Practical Implications and Applications

The approach's primary advantage is its efficiency and simplicity, making it applicable for real-time, large-scale language model deployments. By adopting an automata-theoretic perspective, the method is broadly applicable across different constraints and language models.

JSON Generation: One application described is generating JSON outputs that conform to specified schemas. The set of JSON expressions matching a schema is shown to be a regular language, simplifying the constraint application. Tools are developed to automatically translate JSON schemas into regular expressions, further easing implementation.

Python Dataclasses: The method can ensure that generated data conforms to Python dataclass definitions. This has practical implications for generating structured programmatic content that must adhere to specific class schemas.

Speculative Decoding: The technique enhances speculative decoding, wherein a smaller, faster model generates token sequences that a larger model then validates. By constraining the smaller model, the acceptance rate of sampled tokens is increased, significantly improving the overall efficiency of the decoding process.

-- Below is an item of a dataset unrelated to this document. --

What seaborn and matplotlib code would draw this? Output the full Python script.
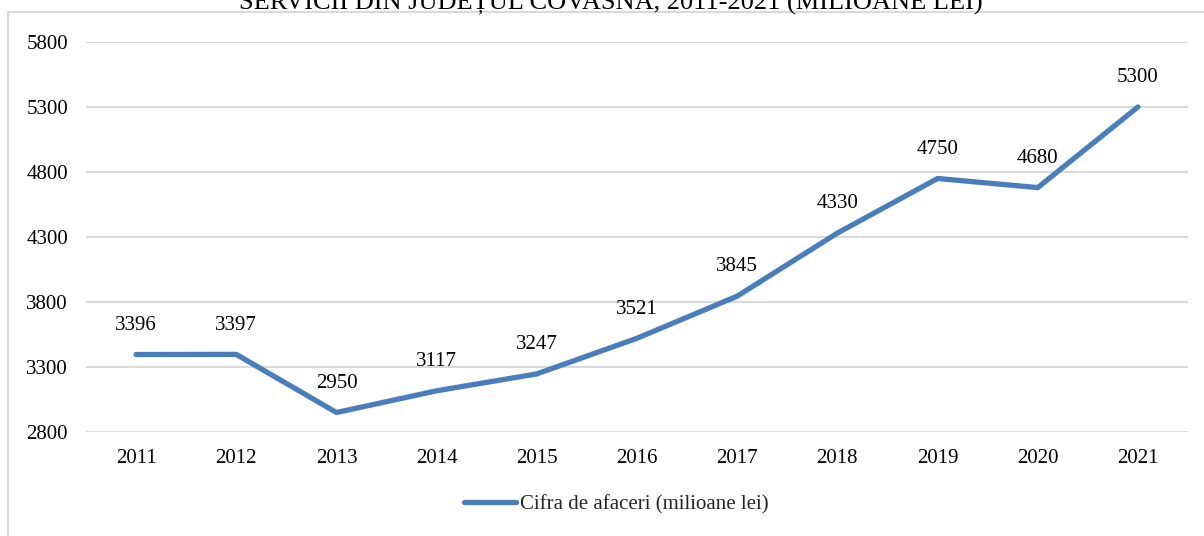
import matplotlib
matplotlib.use("Agg")
import matplotlib.pyplot as plt
import seaborn as sns
import pandas as pd
from matplotlib.patches import Rectangle
from matplotlib.lines import Line2D

years = ["2011", "2012", "2013", "2014", "2015", "2016", "2017", "2018", "2019", "2020", "2021"]
values = [3396, 3397, 2950, 3117, 3247, 3521, 3845, 4330, 4750, 4680, 5300]
y_ticks = [2800, 3300, 3800, 4300, 4800, 5300, 5800]
series_name = "Cifra de afaceri (milioane lei)"
title_text = "SERVICII DIN JUDEȚUL COVASNA, 2011-2021 (MILIOANE LEI)"

sns.set_style("white")
plt.rcParams["font.family"] = ["Liberation Serif", "DejaVu Serif"]

df = pd.DataFrame({"year": years, "value": values, "series": series_name})
df["pos"] = range(len(years))

W, H = 1204, 536
fig = plt.figure(figsize=(W / 100, H / 100), dpi=100)
ax = fig.add_axes([86 / W, 1 - 432 / H, (1188 - 86) / W, (432 - 42) / H])

color = "#4A7EBB"
sns.lineplot(data=df, x="pos", y="value", hue="series", palette=[color], ax=ax,
             linewidth=3.8, solid_capstyle="round", legend=False, sort=False)

ax.set_xlim(-0.5, len(years) - 0.5)
ax.set_ylim(y_ticks[0], y_ticks[-1])
ax.set_xticks(range(len(years)))
ax.set_xticklabels(years)
ax.set_yticks(y_ticks)
ax.set_yticklabels([str(t) for t in y_ticks])
ax.tick_params(axis="both", length=0, labelsize=15, colors="black")
ax.tick_params(axis="y", pad=13)
ax.tick_params(axis="x", pad=12)
ax.set_xlabel("")
ax.set_ylabel("")
for s in ax.spines.values():
    s.set_visible(False)
ax.grid(axis="y", color="#D9D9D9", linewidth=1.5)
ax.set_axisbelow(True)

for i, v in enumerate(values):
    ax.annotate(str(v), (i, v), xytext=(0, 21), textcoords="offset points",
                ha="center", va="center", fontsize=15, color="black")

h = Line2D([0], [0], color=color, linewidth=3.8, solid_capstyle="round")
fig.legend([h], [series_name], loc="center", bbox_to_anchor=(616 / W, 1 - 505 / H),
           frameon=False, fontsize=15, handlelength=2.5, handletextpad=0.2)

fig.patches.append(Rectangle((8 / W, -0.1), 1.2, 1 - 12 / H + 0.1, transform=fig.transFigure,
                             fill=False, edgecolor="#D9D9D9", linewidth=1.5, zorder=0))

fig.text(611 / W, 1 - 9 / H, title_text, ha="center", va="baseline", fontsize=19, color="black")

fig.savefig("out.png", dpi=100)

Conclusion and Future Work

The reformulation of detokenization as an FST marks this paper's primary contribution, providing a framework that unifies constraint application under automata theory. The clean and efficient solutions offered for tokenization ambiguities establish this method as a practical tool for structured language generation.

The paper hints at further exploration into PDAs, considering their more compact nature and expressive power for more demanding tasks. Future research may delve into optimizing grammar specifications to avoid non-deterministic PDAs and expanding the utility of context-free constraints for longer, more complex decoding tasks.

This work lays a robust foundation for integrating automata theory with language model decoding, promising more reliable and syntactically precise AI-generated content.